HR and unions’ relationship: reader responses to the research

Our exclusive research on the role of unions in the workplace, carried out in conjunction with the TUC (Personnel Today, 30 January) – which revealed that being a union representative can damage your career prospects – sparked a huge debate. Here is a selection of your comments.

Union reprs are chosen by the people – unlike those in HR

Interesting piece of research (Personnel Today, 30 January). My experience tells me that wise employers will use their union reps in the workplace and, of course, it is not unheard of for reps to migrate to HR.

HR is the obvious place to go, but often the individual feels unable to move because of the view taken by their colleagues that they may have ‘sold out’.

This is unfortunate as the resultant peer pressure probably stops more good people working in HR, and the profession can ill afford to lose this talent. The skills learned (representing fellow workers, negotiating, handling grievances and disciplinaries, analysing data and understanding complex business issues) are eminently transferable.

Paul Nowak makes a good point when he says: “Managers need to demonstrate practically that employees… will not lose out when it comes to career prospects.” This is best done by gaining a full understanding of the role of the union rep – not just those in the HR department, however, but all managers across the company.

Too often the good work done by reps is a secret – known only to HR and not broadcast more widely. Rather like the role of unions in general, we tend only to hear the bad news, while the good work done by thousands of reps every day rarely gets a mention.

So, what can be done?

First, let’s all agree that we need good, well-trained and motivated reps. Whatever their position in the union, they are first and foremost employees and should be seen as such. And they are not reps by magic. They have been chosen/elected by their workplace colleagues, endorsed by the employer, and facilitated by legislation.

Second, we should include, as part of the role of the union rep, the opportunity to discuss career options and progression as a matter of course.

Third, ensure that all managers in the company understand why they have a union, what its role is and why there are reps.

Not rocket science, but a good start.

Rory Murphy, HR consultant

Reps run rings around HR but benefit the business

As a senior/middle operational manager, CIPD-qualified and a union rep, I find that trade unions are a necessity to ensure correct procedures are followed by managers who are under pressure and have ever-decreasing and remote HR support.

Indeed, most of our reps can run rings around HR when it comes to knowing the law and applying it.
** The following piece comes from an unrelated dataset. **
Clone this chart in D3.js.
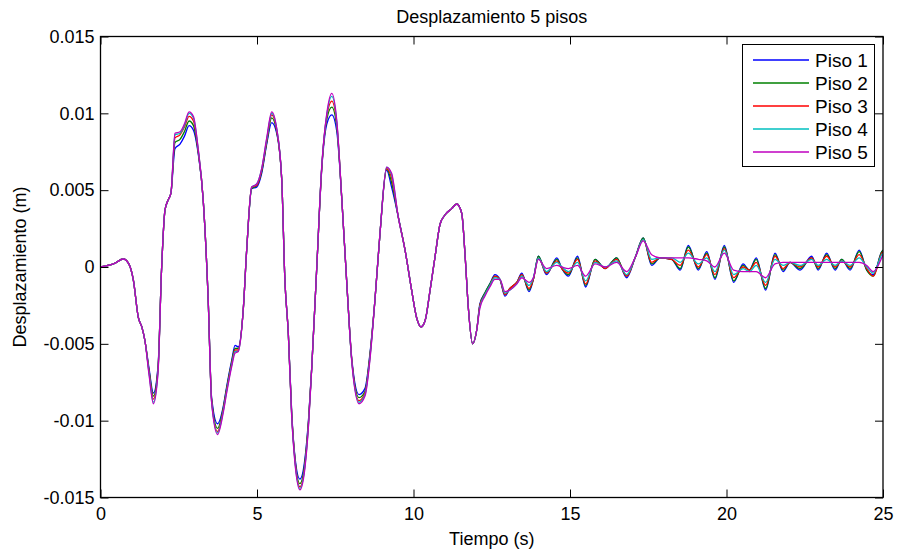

This may seem an adversarial comment, but in the long run it keeps the organisation out of court and saves it big money.

Steve Woodward
Branch chairman, Highways Agency Eastern Branch, PCS

Militant tendency gives reps a bad reputation

I believe that being a union rep can damage your career prospects if an individual becomes too entrenched in the militant ‘them against us’ style of representation, which we see all too often in spite of the so-called partnership approach. What organisation wants to promote a person who sees it as the enemy?

However, I have seen representatives who use a collaborative approach where possible (while honouring the purpose of their union) be promoted to more senior positions.

Details supplied

Union reps are there to protect the employee

The aim of a company is to make a profit, and so it needs resources. Whether they are assets or liabilities is a point Tony Pettengell raised in his ‘Off Message’ article, Personnel Today, 13 February): “Are employees businesses’ greatest asset, or just their cheapest?”

To say this isn’t the case is to be in denial. There will be a continuum between HR departments that are – or HR staff who are – ‘pink and fluffy’ at one end, and those that are ‘blue steel’ at the other. But, the ‘pink and fluffy’ can’t deny the hard economic reality of the ‘resourcing’ role, and it could be argued the ‘blue steelers’ need to understand the reality of the human person, and this is something people in HR are clearly battling with. But possibly, that is why a union is required – the union as protector HR as exploiter.

So, if you want to stand up for rights, maybe become a union rep and not a member of an HR team.

It’s a bit like the students who go to university to read psychology, only to be disappointed when they discover what they really wanted to do was psychotherapy, but confused the roles of the disciplines.